EXERCISE DIRECTIONS: Wherever the word "script" appears in a line, copy that line.

GIVEN RECORDS:
## BEGIN

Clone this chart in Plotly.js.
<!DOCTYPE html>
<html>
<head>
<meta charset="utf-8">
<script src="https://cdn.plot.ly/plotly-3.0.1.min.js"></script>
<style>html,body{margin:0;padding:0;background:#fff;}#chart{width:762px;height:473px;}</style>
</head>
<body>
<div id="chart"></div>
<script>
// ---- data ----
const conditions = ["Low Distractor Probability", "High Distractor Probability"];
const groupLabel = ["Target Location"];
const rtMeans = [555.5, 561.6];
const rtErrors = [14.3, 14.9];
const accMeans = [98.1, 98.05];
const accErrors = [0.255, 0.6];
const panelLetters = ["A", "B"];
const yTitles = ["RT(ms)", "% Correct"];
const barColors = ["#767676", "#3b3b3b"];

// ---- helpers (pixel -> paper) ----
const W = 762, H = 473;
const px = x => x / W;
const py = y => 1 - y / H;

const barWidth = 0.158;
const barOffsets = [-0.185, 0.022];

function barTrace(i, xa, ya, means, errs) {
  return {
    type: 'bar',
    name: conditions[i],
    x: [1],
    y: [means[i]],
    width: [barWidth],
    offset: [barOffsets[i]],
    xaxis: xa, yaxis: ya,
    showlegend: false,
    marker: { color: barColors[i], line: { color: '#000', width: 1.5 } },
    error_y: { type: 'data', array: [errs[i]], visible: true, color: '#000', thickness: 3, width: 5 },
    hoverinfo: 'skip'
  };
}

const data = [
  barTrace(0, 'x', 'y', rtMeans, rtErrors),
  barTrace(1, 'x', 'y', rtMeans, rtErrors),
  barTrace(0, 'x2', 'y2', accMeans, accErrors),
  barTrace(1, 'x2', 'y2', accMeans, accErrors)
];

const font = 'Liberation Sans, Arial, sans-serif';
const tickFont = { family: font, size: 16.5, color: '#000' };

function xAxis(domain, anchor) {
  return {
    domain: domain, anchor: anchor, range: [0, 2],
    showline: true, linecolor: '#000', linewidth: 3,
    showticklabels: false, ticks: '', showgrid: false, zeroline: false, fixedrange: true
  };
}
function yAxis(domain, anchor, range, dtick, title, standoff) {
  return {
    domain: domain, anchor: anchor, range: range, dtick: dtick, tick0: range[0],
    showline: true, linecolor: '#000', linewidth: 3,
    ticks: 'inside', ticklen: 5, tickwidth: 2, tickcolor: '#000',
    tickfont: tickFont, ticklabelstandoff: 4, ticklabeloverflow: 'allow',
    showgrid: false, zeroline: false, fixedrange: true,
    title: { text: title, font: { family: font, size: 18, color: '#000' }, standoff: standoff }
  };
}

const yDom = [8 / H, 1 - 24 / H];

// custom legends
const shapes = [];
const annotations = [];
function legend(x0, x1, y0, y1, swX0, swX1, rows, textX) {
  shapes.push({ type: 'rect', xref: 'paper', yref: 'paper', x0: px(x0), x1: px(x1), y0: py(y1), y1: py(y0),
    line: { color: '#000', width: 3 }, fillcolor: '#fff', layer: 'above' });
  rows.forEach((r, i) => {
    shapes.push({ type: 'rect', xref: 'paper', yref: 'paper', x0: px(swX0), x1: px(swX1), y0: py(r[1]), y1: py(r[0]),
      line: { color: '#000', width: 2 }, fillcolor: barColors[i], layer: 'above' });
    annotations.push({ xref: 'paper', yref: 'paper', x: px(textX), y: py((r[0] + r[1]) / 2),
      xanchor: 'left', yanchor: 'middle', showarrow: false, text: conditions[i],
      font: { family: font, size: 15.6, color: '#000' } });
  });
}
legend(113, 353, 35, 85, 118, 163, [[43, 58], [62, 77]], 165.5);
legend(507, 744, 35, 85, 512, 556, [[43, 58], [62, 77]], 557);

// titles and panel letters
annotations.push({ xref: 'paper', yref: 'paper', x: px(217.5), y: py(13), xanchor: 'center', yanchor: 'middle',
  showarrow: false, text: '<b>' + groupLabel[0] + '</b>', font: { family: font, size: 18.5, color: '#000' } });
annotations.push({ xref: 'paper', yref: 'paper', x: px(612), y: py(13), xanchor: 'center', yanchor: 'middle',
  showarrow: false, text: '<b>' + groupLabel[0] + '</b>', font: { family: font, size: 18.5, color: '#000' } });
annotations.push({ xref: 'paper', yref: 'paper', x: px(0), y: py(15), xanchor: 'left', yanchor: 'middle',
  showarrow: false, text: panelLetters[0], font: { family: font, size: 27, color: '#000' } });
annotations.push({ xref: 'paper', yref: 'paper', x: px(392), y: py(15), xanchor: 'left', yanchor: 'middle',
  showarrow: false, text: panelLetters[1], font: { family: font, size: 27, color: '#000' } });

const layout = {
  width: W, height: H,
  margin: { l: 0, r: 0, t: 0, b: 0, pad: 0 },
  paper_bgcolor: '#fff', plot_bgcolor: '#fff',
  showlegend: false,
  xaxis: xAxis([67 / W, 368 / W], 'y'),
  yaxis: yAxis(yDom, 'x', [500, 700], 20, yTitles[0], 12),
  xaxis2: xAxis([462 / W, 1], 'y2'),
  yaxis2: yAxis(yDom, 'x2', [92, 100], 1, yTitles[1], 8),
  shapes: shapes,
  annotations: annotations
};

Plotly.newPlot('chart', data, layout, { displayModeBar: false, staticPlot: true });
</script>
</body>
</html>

## END
## BEGIN

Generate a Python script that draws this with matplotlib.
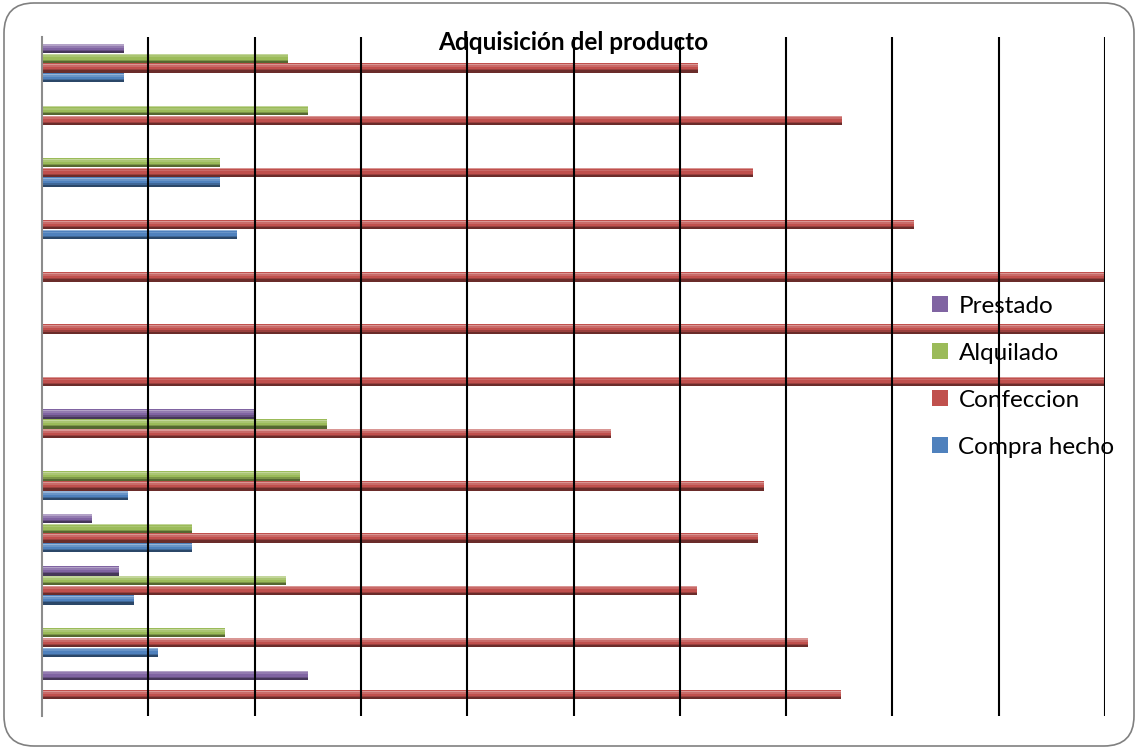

## END

WRITTEN ANSWER:
<script src="https://cdn.plot.ly/plotly-3.0.1.min.js"></script>
<script>
</script>
Generate a Python script that draws this with matplotlib.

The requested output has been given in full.